PPRuNe Forums - View Single Post

31st Aug 2002, 18:48

#96 (permalink)

arcniz

Join Date: Sep 2001

Location: 38N

Posts: 356

Likes: 0

Received 0 Likes on 0 Posts

Pehr Hallberg says:

Quote:

A computer doing some useful job is obviously some hardware with some specialized software together performing the job. I have seen in the Telecom industry for instance several examples where the redundancy is on the hardware side but where you run the same software in both sets of hardware. This protects against hardware faliure but if the software fails both computers fail in the same way.

I disagree. A couple of points here:

a) To achieve any tough degree of reliability and fail-soft capability with computer controls, one needs to work them in groups of three. With only two, any discrepancy leads to an argument and possible deadlock; with three, they can take a vote, cut out the oddfellow, and ring some bells to escalate alarm about the new condition of degraded redundancy. If three is good, 'many' sometimes can be better.

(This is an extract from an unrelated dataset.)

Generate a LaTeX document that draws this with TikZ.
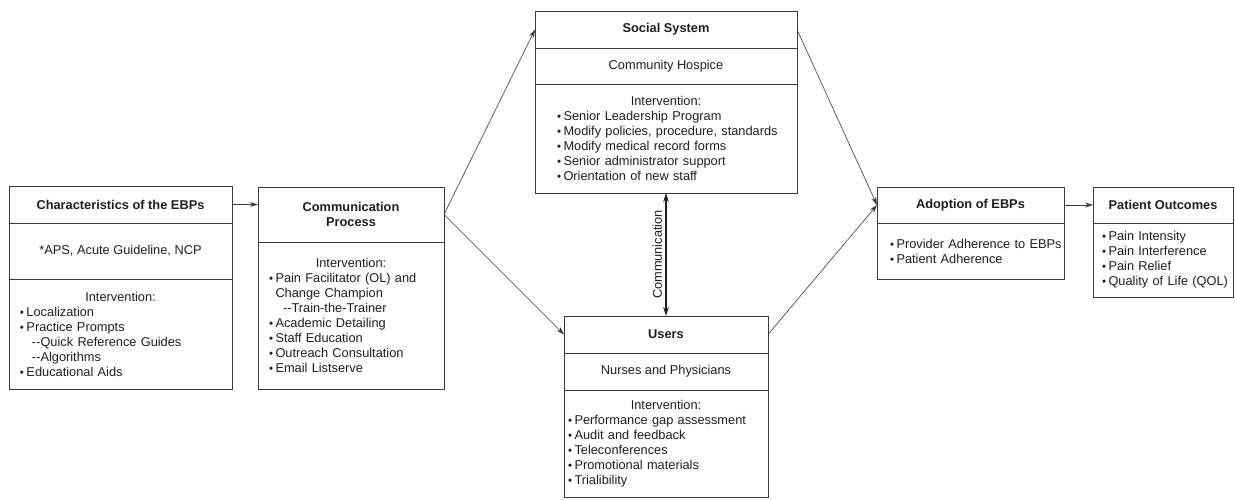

b) Much can be done - in design - to prevent the problem you point to - where 'everybody is wrong'. Sometimes the best answer is to 'fail' the system momentarily and recycle it to a new self-aware configuration. Also helpful is judicious allocation of 'gold bars' allocating authority.

c) As we all know, a lot of things can go wrong in hardware and software. Reliability in both is most commonly accomplished by detection of abnormal performance and subsequent reconfiguration to a (usually) more conservative operating strategy. This works just as well with 'software' as 'hardware', yet it tends more often to be omitted or done lightly in software because the threshold cost for s/w changes is putatively lower.

You seem to feel that hardware fault detection is much more reliable than software fault detection, but I disagree. If similar design methods are used for software fault detection and reconfiguration, the results can be comparable to those of the best hardware, i.e., nearly perfect.

We have all seen computers fail to perform correctly, but anecdotal evidence is not the same as truth.

If the intent is to have ultrareliable systems and then they are observed to fail, one must say that they have not been designed / tested with sufficient care. This is the binary equivalent of 'pilot error'.

Your telcom anecdote highlights a common failure in 'duty of care'.
Just as it would be irresponsible for an airline to put an unqualified and untested pilot in charge of a passenger transport, it is a management mistake to deploy inadequately designed and / or inappropriate technology in any critical application.

The only way to achieve true reliability is .....Very Carefully.